Search the records for "that". Copy every line where it appears.

Dataset rows
============================================================

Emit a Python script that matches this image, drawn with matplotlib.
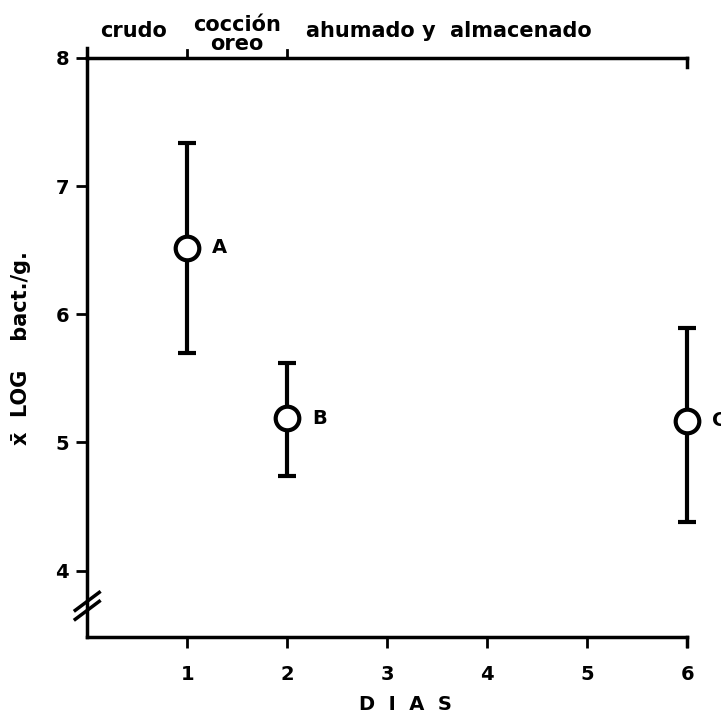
import matplotlib
matplotlib.use('Agg')
from matplotlib import pyplot as plt

# mean log counts and error bar limits
dias = [1, 2, 6]
media = [6.52, 5.19, 5.17]
sup = [7.34, 5.62, 5.89]
inf = [5.70, 4.74, 4.38]
etiquetas = ['A', 'B', 'C']

fases = ['crudo', 'cocción\noreo', 'ahumado y  almacenado']
fase_x = [0.46, 1.5, 3.62]
fase_y = [8.13, 8.03, 8.13]
limites = [1, 2]

plt.rcParams['font.family'] = ['DejaVu Sans']
plt.rcParams['font.weight'] = 'bold'

fig = plt.figure(figsize=(7.21, 7.16), dpi=100)
ax = fig.add_axes([0.121, 0.110, 0.832, 0.809])

err_lo = [m - l for m, l in zip(media, inf)]
err_hi = [h - m for m, h in zip(media, sup)]
eb = ax.errorbar(dias, media, yerr=[err_lo, err_hi], fmt='o', color='black',
                 ecolor='black', elinewidth=3, capsize=6.5, capthick=3,
                 markersize=17, markerfacecolor='white', markeredgewidth=3,
                 markeredgecolor='black', zorder=3)
for a in [eb[0], *eb[1], *eb[2]]:
    a.set_clip_on(False)
for d, m, t in zip(dias, media, etiquetas):
    ax.text(d + 0.25, m, t, fontsize=14, fontweight='bold', va='center', ha='left',
            clip_on=False)

ax.set_xlim(0, 6)
ax.set_ylim(3.48, 8)
ax.set_xticks([1, 2, 3, 4, 5, 6])
ax.set_yticks([4, 5, 6, 7, 8])
ax.tick_params(axis='both', direction='out', length=8, width=2, labelsize=14)
ax.tick_params(axis='x', pad=12)
ax.tick_params(axis='y', pad=5)

for s in ['left', 'bottom', 'top']:
    ax.spines[s].set_linewidth(2.5)
ax.spines['right'].set_visible(False)

# bracket ticks along the top line
for b in limites:
    ax.plot([b, b], [8, 8.06], color='black', lw=2, clip_on=False)
ax.plot([6, 6], [8, 7.93], color='black', lw=2.5, clip_on=False)
ax.plot([6, 6], [3.48, 3.41], color='black', lw=2.5, clip_on=False)
ax.plot([0, 0], [8, 8.08], color='black', lw=2.5, clip_on=False)

# axis break marks
ax.plot([-0.12, 0.12], [3.69, 3.83], color='black', lw=2.5, clip_on=False)
ax.plot([-0.12, 0.12], [3.62, 3.76], color='black', lw=2.5, clip_on=False)

for f, x, y in zip(fases, fase_x, fase_y):
    ax.text(x, y, f, fontsize=15, fontweight='bold', ha='center', va='bottom',
            linespacing=0.95, clip_on=False)

ax.text(3.18, 3.03, 'D  I  A  S', fontsize=14, fontweight='bold',
        ha='center', va='top', clip_on=False)
ax.set_ylabel('x̄  LOG    bact./g.', fontsize=15, fontweight='bold', labelpad=18)

plt.savefig('out.png', dpi=100)
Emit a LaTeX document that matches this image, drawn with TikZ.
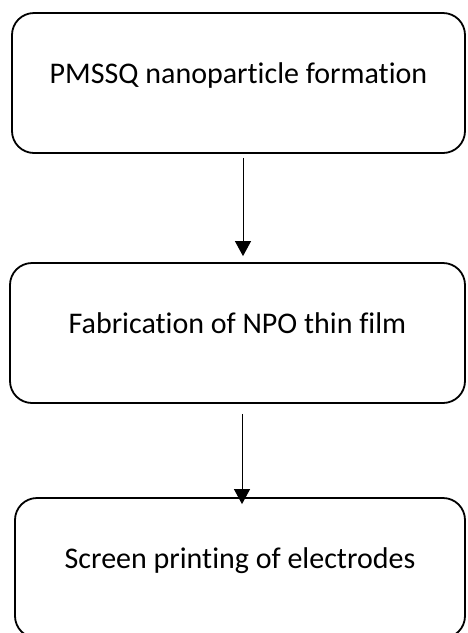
\documentclass[tikz,border=0pt]{standalone}
\usepackage{fontspec}
\setmainfont[Ligatures=NoCommon]{Carlito}
\usetikzlibrary{arrows.meta}
\begin{document}
\begin{tikzpicture}[x=1pt,y=-1pt,
  stepbox/.style={draw, line width=1.8pt, rounded corners=22pt, minimum height=140pt,
    text height=20pt, text depth=20pt, inner sep=0pt, font=\fontsize{30}{36}\selectfont},
  flow/.style={-{Triangle[width=16pt,length=15pt]}, line width=1pt}]
\useasboundingbox (0,0) rectangle (467,633);
\node[stepbox, minimum width=453pt] (b1) at (238.5,83) {PMSSQ nanoparticle formation};
\node[stepbox, minimum width=455pt] (b2) at (237.5,333) {Fabrication of NPO thin film};
\node[stepbox, minimum width=450pt] (b3) at (240,568) {Screen printing of electrodes};
\coordinate (ax1) at (243,0);
\coordinate (ax2) at (242,0);
\draw[flow, shorten <=4pt, shorten >=6pt] (b1.south -| ax1) -- (b2.north -| ax1);
\draw[flow, shorten <=10pt, shorten >=-7pt] (b2.south -| ax2) -- (b3.north -| ax2);
\end{tikzpicture}
\end{document}
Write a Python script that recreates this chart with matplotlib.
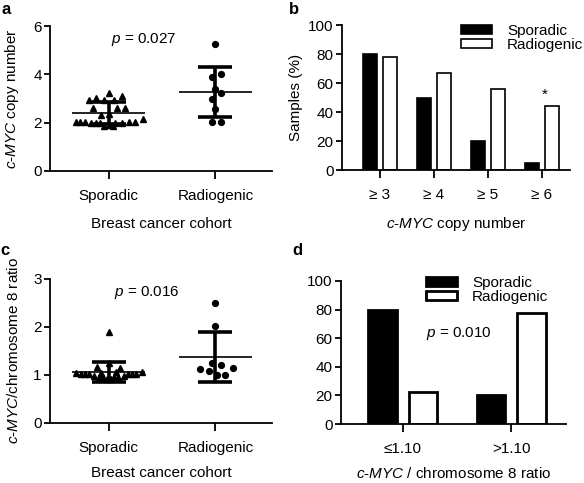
import matplotlib
matplotlib.use("Agg")
import matplotlib.pyplot as plt
from matplotlib.patches import Patch
import numpy as np

plt.rcParams['font.family'] = ['Liberation Sans', 'DejaVu Sans']
plt.rcParams['font.size'] = 11
plt.rcParams['mathtext.fontset'] = 'custom'
plt.rcParams['mathtext.rm'] = 'Liberation Sans'
plt.rcParams['mathtext.it'] = 'Liberation Sans:italic'

cohorts = ["Sporadic", "Radiogenic"]

# panel a: c-MYC copy number per sample
a_spor = [3.24, 3.01, 3.10, 2.92, 2.92, 2.92, 2.60, 2.60, 2.60, 2.32, 2.35,
          2.03, 2.03, 2.03, 2.00, 2.00, 2.00, 2.00, 2.00, 2.03, 2.03, 2.14,
          1.88, 1.90, 1.88]
a_spor_jit = [0.0, -0.12, 0.12, -0.18, -0.04, 0.05, -0.15, 0.08, 0.15, -0.07, 0.0,
              -0.31, -0.27, -0.22, -0.17, -0.12, -0.08, 0.06, 0.12, 0.19, 0.25, 0.32,
              -0.04, 0.0, 0.04]
a_rad = [5.25, 3.90, 4.00, 3.38, 3.24, 2.97, 2.55, 2.02, 2.02]
a_rad_jit = [0.0, -0.03, 0.05, 0.0, 0.05, -0.03, 0.0, -0.03, 0.05]
a_mean = [2.40, 3.27]
a_sd = [0.46, 1.03]

# panel b: samples (%) above copy number threshold
b_cats = ["\u2265 3", "\u2265 4", "\u2265 5", "\u2265 6"]
b_spor = [80, 50, 20, 5]
b_rad = [77.8, 66.7, 55.6, 44.4]

# panel c: c-MYC / chromosome 8 ratio
c_spor = [1.90, 1.25, 1.17, 1.14, 1.04, 1.03, 1.02, 1.03, 1.02, 1.03, 1.03, 1.07,
          0.97, 0.95, 0.95, 0.95, 0.96, 0.97, 0.92, 0.92, 1.05, 1.06]
c_spor_jit = [0.0, 0.0, -0.11, 0.11, -0.31, -0.26, -0.22, -0.18, 0.18, 0.22, 0.26, 0.31,
              -0.14, -0.09, -0.05, 0.05, 0.09, 0.14, -0.02, 0.02, -0.07, 0.07]
c_rad = [2.50, 2.02, 1.13, 1.09, 1.24, 1.20, 1.00, 1.00, 1.14]
c_rad_jit = [0.0, 0.0, -0.14, -0.06, -0.03, 0.05, 0.01, 0.09, 0.165]
c_mean = [1.06, 1.37]
c_sd = [0.215, 0.52]

# panel d: samples (%) by ratio group
d_cats = ["\u22641.10", ">1.10"]
d_spor = [80, 20]
d_rad = [22.2, 77.8]

W, H = 584, 483
fig = plt.figure(figsize=(W / 100, H / 100), dpi=100)


def px_axes(left, top, right, bottom):
    return fig.add_axes([left / W, 1 - bottom / H, (right - left) / W, (bottom - top) / H])


def style(ax):
    for s in ["top", "right"]:
        ax.spines[s].set_visible(False)
    for s in ["left", "bottom"]:
        ax.spines[s].set_linewidth(1.3)
    ax.tick_params(axis="y", length=4, width=1.3, pad=2)
    ax.tick_params(axis="x", length=6, width=1.3, pad=7)


def scatter_panel(ax, spor, spor_jit, rad, rad_jit, mean, sd):
    ax.plot(np.array(spor_jit), spor, "^", color="black", ms=4.5, clip_on=False, zorder=3)
    ax.plot(1 + np.array(rad_jit), rad, "o", color="black", ms=4.2, clip_on=False, zorder=3)
    for i in range(2):
        ax.hlines(mean[i], i - 0.34, i + 0.34, color="black", lw=1.2, zorder=4)
        ax.errorbar(i, mean[i], yerr=sd[i], color="black", elinewidth=2.6,
                    capsize=12, capthick=2.6, zorder=4)
    ax.set_xticks([0, 1])
    ax.set_xticklabels(cohorts)


# a
ax = px_axes(50, 26, 272, 171)
style(ax)
scatter_panel(ax, a_spor, a_spor_jit, a_rad, a_rad_jit, a_mean, a_sd)
ax.set_xlim(-0.55, 1.53)
ax.set_ylim(0, 6)
ax.set_yticks([0, 2, 4, 6])
ax.set_xlabel("Breast cancer cohort", labelpad=10)
ax.set_ylabel(r"$\it{c}$-$\it{MYC}$ copy number", labelpad=9)
ax.text(0.33, 5.45, r"$\it{p}$ = 0.027", ha="center", va="center")

# c
ax = px_axes(50, 279, 272, 423)
style(ax)
scatter_panel(ax, c_spor, c_spor_jit, c_rad, c_rad_jit, c_mean, c_sd)
ax.set_xlim(-0.55, 1.53)
ax.set_ylim(0, 3)
ax.set_yticks([0, 1, 2, 3])
ax.set_xlabel("Breast cancer cohort", labelpad=8)
ax.set_ylabel(r"$\it{c}$-$\it{MYC}$/chromosome 8 ratio", labelpad=9)
ax.text(0.36, 2.71, r"$\it{p}$ = 0.016", ha="center", va="center")

# b
ax = px_axes(342, 25, 570, 170)
style(ax)
x = np.arange(len(b_cats))
ax.bar(x - 0.19, b_spor, 0.26, color="black", edgecolor="black", lw=1.2)
ax.bar(x + 0.19, b_rad, 0.26, color="white", edgecolor="black", lw=1.2)
ax.set_xlim(-0.70, 3.52)
ax.set_ylim(0, 100)
ax.set_yticks(range(0, 101, 20))
ax.set_xticks(x)
ax.set_xticklabels(b_cats)
ax.set_ylabel("Samples (%)", labelpad=4)
ax.set_xlabel(r"$\it{c}$-$\it{MYC}$ copy number", labelpad=9)
ax.text(3.06, 52, "*", ha="center", va="center")
ax.legend(handles=[Patch(facecolor="black", edgecolor="black", lw=1.2),
                   Patch(facecolor="white", edgecolor="black", lw=1.2)],
          labels=cohorts, loc="upper left", bbox_to_anchor=(0.49, 1.06),
          frameon=False, borderpad=0, handlelength=2.0, handleheight=0.45,
          handletextpad=1.0, labelspacing=0.0)

# d
ax = px_axes(341, 281, 566, 424)
style(ax)
x = np.arange(len(d_cats))
ax.bar(x - 0.186, d_spor, 0.265, color="black", edgecolor="black", lw=2)
ax.bar(x + 0.186, d_rad, 0.265, color="white", edgecolor="black", lw=2)
ax.set_xlim(-0.57, 1.505)
ax.set_ylim(0, 100)
ax.set_yticks(range(0, 101, 20))
ax.set_xticks(x)
ax.set_xticklabels(d_cats)
ax.set_xlabel(r"$\it{c}$-$\it{MYC}$ / chromosome 8 ratio", labelpad=7)
ax.text(0.52, 63, r"$\it{p}$ = 0.010", ha="center", va="center")
ax.legend(handles=[Patch(facecolor="black", edgecolor="black", lw=2),
                   Patch(facecolor="white", edgecolor="black", lw=2)],
          labels=cohorts, loc="upper left", bbox_to_anchor=(0.345, 1.09),
          frameon=False, borderpad=0, handlelength=2.0, handleheight=0.55,
          handletextpad=1.0, labelspacing=0.0)

# panel letters
for lab, px, py in [("a", 2, 2), ("b", 289, 2), ("c", 0, 243), ("d", 292, 243)]:
    fig.text(px / W, 1 - py / H, lab, fontweight="bold", fontsize=12, va="top", ha="left")

fig.savefig("out.png", dpi=100)
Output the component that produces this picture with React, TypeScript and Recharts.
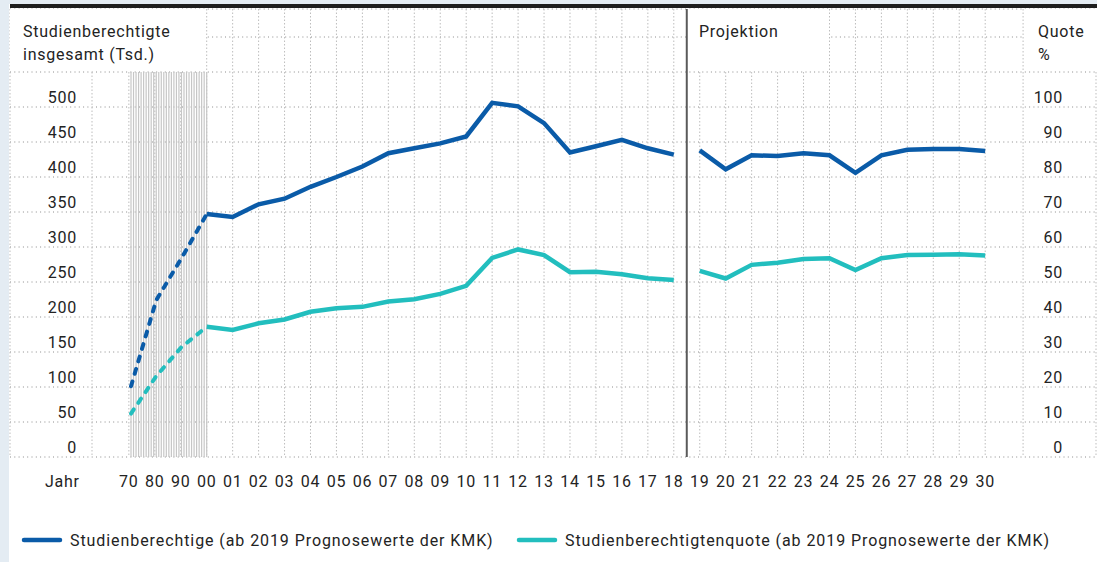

============================================================

#### [Answer to the exercise]
Emit a Python script that matches this image, drawn with matplotlib.
Emit a LaTeX document that matches this image, drawn with TikZ.
Write a Python script that recreates this chart with matplotlib.
Output the component that produces this picture with React, TypeScript and Recharts.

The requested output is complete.